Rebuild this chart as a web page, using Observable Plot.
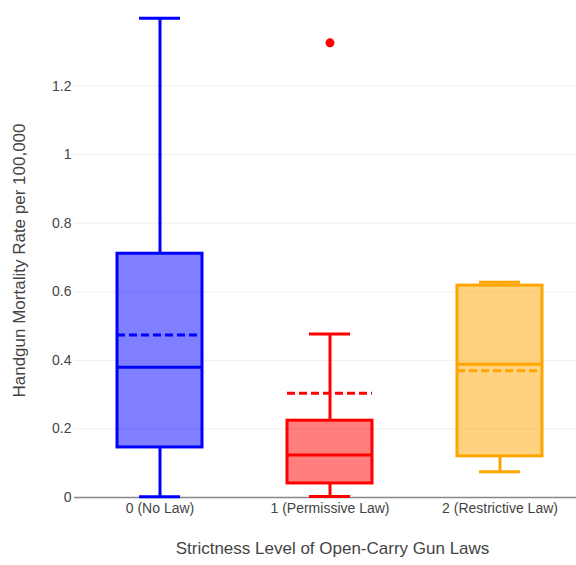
<!DOCTYPE html>
<html>
<head>
<meta charset="utf-8">
<script src="https://cdn.jsdelivr.net/npm/d3@7"></script>
<script src="https://cdn.jsdelivr.net/npm/@observablehq/plot@0.6"></script>
<style>
  body { margin: 0; background: #fff; }
  #chart svg { display: block; }
</style>
</head>
<body>
<div id="chart"></div>
<script>
const categories = ["0 (No Law)", "1 (Permissive Law)", "2 (Restrictive Law)"];
const lowerWhisker = [0.002, 0.003, 0.075];
const q1 = [0.146, 0.041, 0.120];
const median = [0.380, 0.124, 0.389];
const mean = [0.474, 0.304, 0.370];
const q3 = [0.711, 0.224, 0.618];
const upperWhisker = [1.398, 0.477, 0.628];
const colors = ["#0000ff", "#ff0000", "#ffa500"];
const outlierCats = ["1 (Permissive Law)"];
const outlierValues = [1.326];
const yTicks = [0, 0.2, 0.4, 0.6, 0.8, 1, 1.2];

const boxes = categories.map((c, i) => ({
  cat: c, lo: lowerWhisker[i], q1: q1[i], med: median[i], mean: mean[i],
  q3: q3[i], hi: upperWhisker[i], color: colors[i]
}));
const outliers = outlierCats.map((c, i) => ({cat: c, v: outlierValues[i], color: colors[categories.indexOf(c)]}));

const font = "Liberation Sans, Arial, sans-serif";

const chart = Plot.plot({
  width: 576,
  height: 565,
  marginLeft: 74,
  marginRight: 0,
  marginTop: 17,
  marginBottom: 68,
  style: {fontFamily: font, fontSize: "14px", color: "#444", background: "#fff"},
  x: {domain: categories, range: [74, 584], paddingInner: 0.5, paddingOuter: 0.25, label: null, tickSize: 0, tickPadding: 6},
  y: {domain: [0, 1.4], ticks: yTicks, tickFormat: d => String(d), label: null, tickSize: 0, tickPadding: 3},
  marks: [
    Plot.ruleY(yTicks.filter(d => d > 0), {stroke: "#eeeeee", strokeWidth: 1}),
    Plot.ruleY([0], {stroke: "#888", strokeWidth: 1.5}),
    // whiskers
    Plot.ruleX(boxes, {x: "cat", y1: "q3", y2: "hi", stroke: "color", strokeWidth: 3}),
    Plot.ruleX(boxes, {x: "cat", y1: "lo", y2: "q1", stroke: "color", strokeWidth: 3}),
    Plot.tickY(boxes, {x: "cat", y: "hi", stroke: "color", strokeWidth: 3, insetLeft: 22, insetRight: 22}),
    Plot.tickY(boxes, {x: "cat", y: "lo", stroke: "color", strokeWidth: 3, insetLeft: 22, insetRight: 22}),
    // boxes
    Plot.barY(boxes, {x: "cat", y1: "q1", y2: "q3", fill: "color", fillOpacity: 0.5, stroke: "color", strokeWidth: 3}),
    Plot.tickY(boxes, {x: "cat", y: "med", stroke: "color", strokeWidth: 3}),
    Plot.tickY(boxes, {x: "cat", y: "mean", stroke: "color", strokeWidth: 3, strokeDasharray: "8,4"}),
    Plot.dot(outliers, {x: "cat", y: "v", r: 4.5, fill: "color", stroke: null}),
    Plot.text(["Handgun Mortality Rate per 100,000"], {frameAnchor: "left", textAnchor: "middle", dx: -55, dy: 3, rotate: -90, fontSize: 17, fill: "#444", text: d => d}),
    Plot.text(["Strictness Level of Open-Carry Gun Laws"], {frameAnchor: "bottom", textAnchor: "middle", dx: 7, dy: 56, fontSize: 17, fill: "#444", text: d => d})
  ]
});
document.getElementById("chart").appendChild(chart);
</script>
</body>
</html>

EXERCISE DIRECTIONS:
Without the pictures, write out the whole listing above exactly as it appears.

ANSWER:
Rebuild this chart as a web page, using Observable Plot.
<!DOCTYPE html>
<html>
<head>
<meta charset="utf-8">
<script src="https://cdn.jsdelivr.net/npm/d3@7"></script>
<script src="https://cdn.jsdelivr.net/npm/@observablehq/plot@0.6"></script>
<style>
  body { margin: 0; background: #fff; }
  #chart svg { display: block; }
</style>
</head>
<body>
<div id="chart"></div>
<script>
const categories = ["0 (No Law)", "1 (Permissive Law)", "2 (Restrictive Law)"];
const lowerWhisker = [0.002, 0.003, 0.075];
const q1 = [0.146, 0.041, 0.120];
const median = [0.380, 0.124, 0.389];
const mean = [0.474, 0.304, 0.370];
const q3 = [0.711, 0.224, 0.618];
const upperWhisker = [1.398, 0.477, 0.628];
const colors = ["#0000ff", "#ff0000", "#ffa500"];
const outlierCats = ["1 (Permissive Law)"];
const outlierValues = [1.326];
const yTicks = [0, 0.2, 0.4, 0.6, 0.8, 1, 1.2];

const boxes = categories.map((c, i) => ({
  cat: c, lo: lowerWhisker[i], q1: q1[i], med: median[i], mean: mean[i],
  q3: q3[i], hi: upperWhisker[i], color: colors[i]
}));
const outliers = outlierCats.map((c, i) => ({cat: c, v: outlierValues[i], color: colors[categories.indexOf(c)]}));

const font = "Liberation Sans, Arial, sans-serif";

const chart = Plot.plot({
  width: 576,
  height: 565,
  marginLeft: 74,
  marginRight: 0,
  marginTop: 17,
  marginBottom: 68,
  style: {fontFamily: font, fontSize: "14px", color: "#444", background: "#fff"},
  x: {domain: categories, range: [74, 584], paddingInner: 0.5, paddingOuter: 0.25, label: null, tickSize: 0, tickPadding: 6},
  y: {domain: [0, 1.4], ticks: yTicks, tickFormat: d => String(d), label: null, tickSize: 0, tickPadding: 3},
  marks: [
    Plot.ruleY(yTicks.filter(d => d > 0), {stroke: "#eeeeee", strokeWidth: 1}),
    Plot.ruleY([0], {stroke: "#888", strokeWidth: 1.5}),
    // whiskers
    Plot.ruleX(boxes, {x: "cat", y1: "q3", y2: "hi", stroke: "color", strokeWidth: 3}),
    Plot.ruleX(boxes, {x: "cat", y1: "lo", y2: "q1", stroke: "color", strokeWidth: 3}),
    Plot.tickY(boxes, {x: "cat", y: "hi", stroke: "color", strokeWidth: 3, insetLeft: 22, insetRight: 22}),
    Plot.tickY(boxes, {x: "cat", y: "lo", stroke: "color", strokeWidth: 3, insetLeft: 22, insetRight: 22}),
    // boxes
    Plot.barY(boxes, {x: "cat", y1: "q1", y2: "q3", fill: "color", fillOpacity: 0.5, stroke: "color", strokeWidth: 3}),
    Plot.tickY(boxes, {x: "cat", y: "med", stroke: "color", strokeWidth: 3}),
    Plot.tickY(boxes, {x: "cat", y: "mean", stroke: "color", strokeWidth: 3, strokeDasharray: "8,4"}),
    Plot.dot(outliers, {x: "cat", y: "v", r: 4.5, fill: "color", stroke: null}),
    Plot.text(["Handgun Mortality Rate per 100,000"], {frameAnchor: "left", textAnchor: "middle", dx: -55, dy: 3, rotate: -90, fontSize: 17, fill: "#444", text: d => d}),
    Plot.text(["Strictness Level of Open-Carry Gun Laws"], {frameAnchor: "bottom", textAnchor: "middle", dx: 7, dy: 56, fontSize: 17, fill: "#444", text: d => d})
  ]
});
document.getElementById("chart").appendChild(chart);
</script>
</body>
</html>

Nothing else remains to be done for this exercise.